Editing and fact-checking
I write the sections of the story that I'm responsible for when I work on a team, and go through drafts regularly to find places that the records could strengthen a point. This sometimes involves reworking the data so that it's more precisely matching the sentences we want to write -- for instance, "10 years" not "since 2002". (In other words, cut off a year of the data.)
I'm in the editing sessions or getting copies from the editor on a regular basis, as well as coordinating any data with graphics as we go along. One problem is that there are often old versions of results or spreadsheets floating around among editors, reporters and graphics folks, and they sometimes find their way into drafts over and over, after we've made corrections based on our vetting.

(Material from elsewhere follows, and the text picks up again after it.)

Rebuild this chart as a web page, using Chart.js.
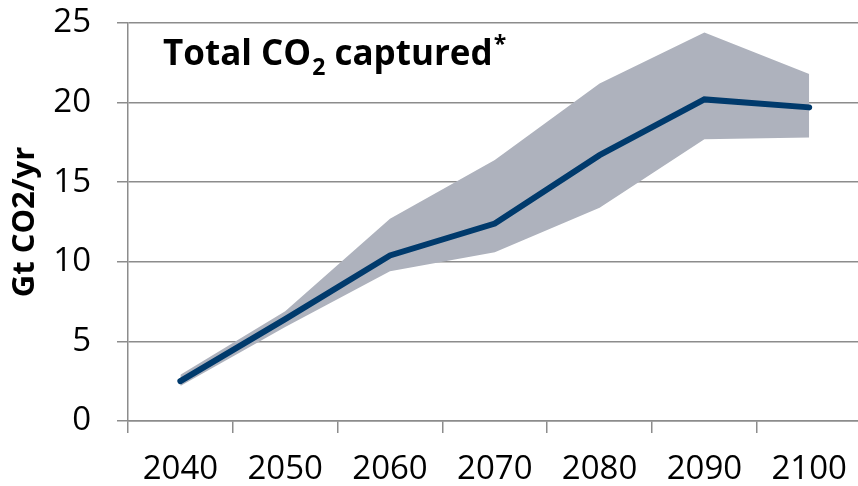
<!DOCTYPE html>
<html>
<head>
<meta charset="utf-8">
<script src="https://cdn.jsdelivr.net/npm/chart.js@4/dist/chart.umd.min.js"></script>
<style>
html, body { margin: 0; padding: 0; background: #fff; overflow: hidden; }
#wrap { width: 864px; height: 486px; position: relative; }
</style>
</head>
<body>
<div id="wrap"><canvas id="myChart"></canvas></div>
<script>
var years = ['2040', '2050', '2060', '2070', '2080', '2090', '2100'];
var captured = [2.5, 6.4, 10.4, 12.4, 16.7, 20.2, 19.7];
var upperRange = [2.9, 6.9, 12.7, 16.4, 21.2, 24.4, 21.8];
var lowerRange = [2.2, 5.9, 9.4, 10.6, 13.4, 17.7, 17.8];
var yMin = 0, yMax = 25, yStep = 5;

var FONT = '"Open Sans", "Noto Sans", sans-serif';
var gridColor = '#8c8c8c';

// title with subscript 2 and a superscript asterisk
var titlePlugin = {
	id: 'titleText',
	afterDraw: function(chart){
		var c = chart.ctx,
			x = chart.chartArea.left + 35,
			y = chart.chartArea.top + 42;
		c.save();
		c.fillStyle = '#000';
		c.textBaseline = 'alphabetic';
		c.textAlign = 'left';
		c.font = 'bold 35px ' + FONT;
		c.fillText('Total CO', x, y);
		x += c.measureText('Total CO').width + 1;
		c.font = 'bold 23px ' + FONT;
		c.fillText('2', x, y + 10);
		x += c.measureText('2').width;
		c.font = 'bold 35px ' + FONT;
		c.fillText(' captured', x, y);
		x += c.measureText(' captured').width + 1;
		c.font = 'bold 23px ' + FONT;
		c.fillText('*', x, y - 13);
		c.restore();
	}
};

var ctx = document.getElementById('myChart');
var myChart = new Chart(ctx, {
	type: 'line',
	data: {
		labels: years,
		datasets: [{
			label: 'Total CO2 captured',
			data: captured,
			borderColor: '#003a6c',
			borderWidth: 6,
			borderCapStyle: 'round',
			pointRadius: 0,
			fill: false,
			tension: 0
		}, {
			label: 'upper',
			data: upperRange,
			borderColor: 'transparent',
			borderWidth: 0,
			backgroundColor: '#aeb2bd',
			pointRadius: 0,
			fill: '+1',
			tension: 0
		}, {
			label: 'lower',
			data: lowerRange,
			borderColor: 'transparent',
			borderWidth: 0,
			pointRadius: 0,
			fill: false,
			tension: 0
		}]
	},
	options: {
		responsive: true,
		maintainAspectRatio: false,
		animation: false,
		layout: { padding: { top: 23, left: 0, right: 1, bottom: 0 } },
		plugins: {
			legend: { display: false },
			tooltip: { enabled: false }
		},
		scales: {
			x: {
				type: 'category',
				offset: true,
				afterFit: function(scale){ scale.height = 65; },
				grid: {
					offset: true,
					drawOnChartArea: false,
					drawTicks: true,
					tickLength: 12,
					color: gridColor,
					lineWidth: 1.5
				},
				border: { display: true, color: gridColor, width: 1.5 },
				ticks: {
					color: '#000',
					font: { family: FONT, size: 33 },
					padding: 17,
					maxRotation: 0,
					autoSkip: false
				}
			},
			y: {
				min: yMin,
				max: yMax,
				afterFit: function(scale){
					scale.width = 128;
					scale.paddingTop = 20;
					scale.paddingBottom = 0;
				},
				grid: {
					color: gridColor,
					lineWidth: 1.5,
					tickLength: 11
				},
				border: { display: true, color: gridColor, width: 1.5 },
				ticks: {
					stepSize: yStep,
					color: '#000',
					font: { family: FONT, size: 33 },
					padding: 26
				},
				title: {
					display: true,
					text: 'Gt CO2/yr',
					color: '#000',
					font: { family: FONT, size: 31, weight: 'bold' },
					padding: { top: 7, bottom: 0 }
				}
			}
		}
	},
	plugins: [titlePlugin]
});
</script>
</body>
</html>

For me, fact-checking involves circling every fact -- whether or not it's a number -- and going back into the data and re-doing the analysis that led to that particular fact. Then I'll pull that out into a fact-check file somewhere. At some point during the writing / editing phase, I try to retrace the entire process from start to finish. For instance, in the immigration story, the most time-consuming thing was to combine 11 spreadsheets into one database containing 3 million records. I didn't re-do that step because I had been able to match my benchmarks after that step. But I do re-do any key tables or queries, check the code that created them, and make sure that they've incorporated any of the comments I got along the way. I'm also checking the graphics regularly to make sure they match what the story says and resolve any differences.